PROBLEM TO WORK ON: Each line that includes the word "matplotlib" counts once; give the total and nothing more.

DATA LINES:

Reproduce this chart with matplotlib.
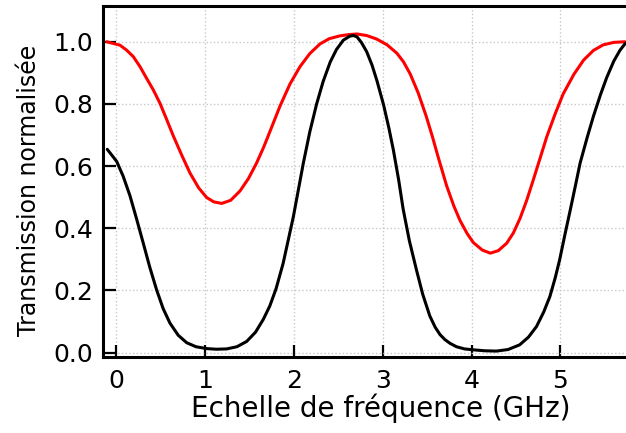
import matplotlib
matplotlib.use("Agg")
import matplotlib.pyplot as plt

# Red curve
red_x = [-0.105, 0.045, 0.12, 0.195, 0.27, 0.345, 0.42, 0.495, 0.57, 0.645, 0.74, 0.832, 0.93, 1.02, 1.10, 1.19,
         1.29, 1.395, 1.49, 1.58, 1.66, 1.73, 1.845, 1.957, 2.07, 2.18, 2.295, 2.40, 2.52, 2.62, 2.71, 2.82, 2.93,
         3.05, 3.16, 3.235, 3.31, 3.40, 3.49, 3.56, 3.62, 3.72, 3.80, 3.87, 3.95, 4.02, 4.12, 4.21, 4.30, 4.395,
         4.47, 4.545, 4.62, 4.69, 4.77, 4.845, 4.94, 5.03, 5.15, 5.26, 5.37, 5.48, 5.60, 5.725]
red_y = [1.000, 0.989, 0.973, 0.952, 0.920, 0.882, 0.845, 0.802, 0.750, 0.697, 0.635, 0.578, 0.530, 0.499, 0.485,
         0.480, 0.490, 0.520, 0.560, 0.609, 0.660, 0.710, 0.793, 0.864, 0.920, 0.962, 0.993, 1.010, 1.019, 1.023,
         1.025, 1.020, 1.009, 0.990, 0.963, 0.935, 0.896, 0.835, 0.760, 0.694, 0.633, 0.536, 0.472, 0.425, 0.383,
         0.354, 0.330, 0.320, 0.328, 0.352, 0.385, 0.432, 0.490, 0.552, 0.625, 0.694, 0.768, 0.832, 0.895, 0.941,
         0.972, 0.990, 0.998, 1.000]

# Black curve
blk_x = [-0.098, 0.008, 0.08, 0.157, 0.23, 0.307, 0.38, 0.457, 0.53, 0.607, 0.70, 0.795, 0.90, 1.02, 1.13, 1.245,
         1.36, 1.47, 1.57, 1.657, 1.73, 1.80, 1.88, 1.995, 2.107, 2.18, 2.257, 2.33, 2.41, 2.48, 2.557, 2.63, 2.67,
         2.71, 2.76, 2.82, 2.88, 2.935, 3.01, 3.07, 3.12, 3.18, 3.23, 3.30, 3.38, 3.45, 3.53, 3.59, 3.645, 3.70,
         3.757, 3.83, 3.92, 4.02, 4.15, 4.28, 4.41, 4.54, 4.64, 4.73, 4.81, 4.88, 4.94, 4.99, 5.05, 5.11, 5.17,
         5.22, 5.30, 5.37, 5.45, 5.52, 5.60, 5.67, 5.73]
blk_y = [0.654, 0.615, 0.568, 0.505, 0.432, 0.352, 0.275, 0.202, 0.142, 0.095, 0.056, 0.032, 0.019, 0.013, 0.011,
         0.012, 0.019, 0.036, 0.066, 0.107, 0.150, 0.205, 0.287, 0.437, 0.609, 0.710, 0.800, 0.872, 0.935, 0.975,
         1.005, 1.018, 1.020, 1.016, 0.998, 0.968, 0.925, 0.875, 0.797, 0.722, 0.652, 0.555, 0.462, 0.360, 0.266,
         0.188, 0.118, 0.082, 0.058, 0.042, 0.030, 0.019, 0.012, 0.009, 0.006, 0.005, 0.010, 0.025, 0.050, 0.084,
         0.130, 0.180, 0.240, 0.298, 0.380, 0.459, 0.540, 0.609, 0.692, 0.760, 0.830, 0.885, 0.938, 0.973, 0.995]

x_ticks = [0, 1, 2, 3, 4, 5]
y_ticks = [0.0, 0.2, 0.4, 0.6, 0.8, 1.0]
x_label = "Echelle de fréquence (GHz)"
y_label = "Transmission normalisée"

plt.rcParams['font.family'] = ['DejaVu Sans']

fig = plt.figure(figsize=(6.26, 4.33), dpi=100)
# the axes runs past the right edge of the figure (cropped), as in the reference
ax = fig.add_axes([103/626, 1 - 357/433, (659 - 103)/626, (357 - 6)/433])

ax.plot(red_x, red_y, color='#ff0000', lw=2.2, solid_capstyle='round', solid_joinstyle='round', zorder=3)
ax.plot(blk_x, blk_y, color='black', lw=2.2, solid_capstyle='round', solid_joinstyle='round', zorder=3)

ax.set_xlim(-0.146, 6.108)
ax.set_ylim(-0.014, 1.115)
ax.set_xticks(x_ticks)
ax.set_yticks(y_ticks)
ax.set_yticklabels([f"{v:.1f}" for v in y_ticks])
ax.tick_params(direction='in', length=9, width=1.6, labelsize=18, pad=7)
ax.tick_params(axis='x', pad=9)
ax.grid(True, color='#c8c8c8', linestyle=':', linewidth=1.0)
for s in ['left', 'bottom', 'top']:
    ax.spines[s].set_linewidth(2.2)
ax.spines['right'].set_visible(False)

ax.set_xlabel(x_label, fontsize=20, labelpad=0)
ax.set_ylabel(y_label, fontsize=17)
ax.yaxis.set_label_coords(-0.112, 0.476)

fig.savefig("out.png", dpi=100)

SOLUTION FOR THIS EXERCISE: 4